According to survey respondents, these types of discussions, along with such core qualities as understanding their current financial situation (58%) as well as their goals, dreams and personal values (51%) are what keep investors loyal to their financial advisor.

“The survey says that affluent investors are demanding a much broader relationship with their advisors,” said David Tyrie, head of personal wealth & retirement for Bank of America Merrill Lynch, in an interview with AdvisorOne. “We hear all the time and thus are giving our advisors the support and resources they need for technical and other contingencies, such as planning for health-care issues.”

“The survey results help guide advisors in their practice-management capabilities–in differentiating themselves in their day-to-day practices,” Tyrie explained. “We are trying to use these statistics and say, ‘Here’s what these investors are interesting in and here’s how you can go support them.’ Investors are striving to work with the right advisor to help with them with complexity” of retirement-planning issues.

Top Financial Concerns

Merrill says that for the third year in a row, survey respondents cite rising health care costs as their top financial concern (79%). One-third of respondents say they are more concerned about the financial strain associated with a significant health issue than they are about how it may compromise their quality of life. Despite these concerns, though, 62% of respondents over the age of 50 have not yet estimated what their health care costs could amount to during retirement. 

Investors surveyed believe future health care costs (26%) and life expectancy (25%) to be the most difficult unknowns when planning for future financial needs.

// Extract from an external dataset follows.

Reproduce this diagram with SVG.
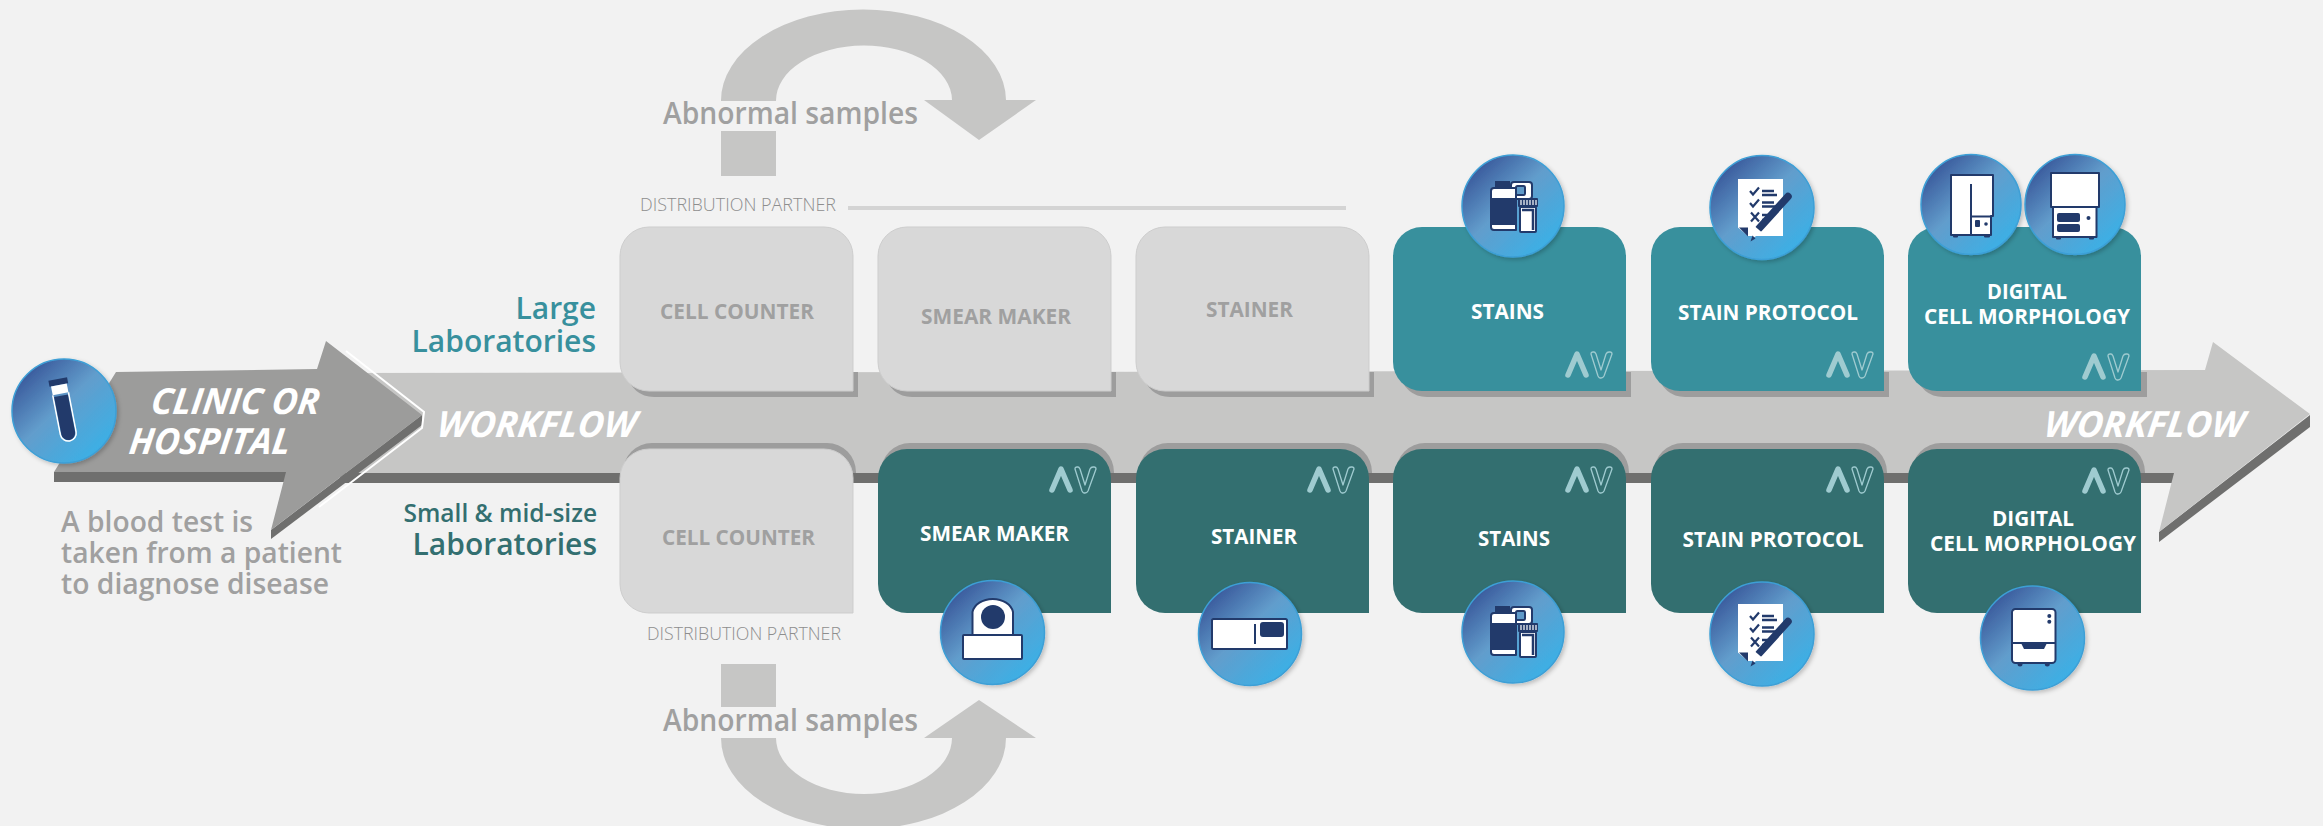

“Rising health care costs must become part of a holistic planning process that can lead to greater confidence and an improved sense of financial security throughout one’s lifetime,” added Tyrie.

Affluent women (66%) are more concerned than men (54%) about their retirement assets lasting throughout their lifetime. They are also more concerned (76%) about the future of Social Security benefits than men (59%) and about what the prospect of caring for an aging parent could do to their own financial security (37% of women vs. 25% of men).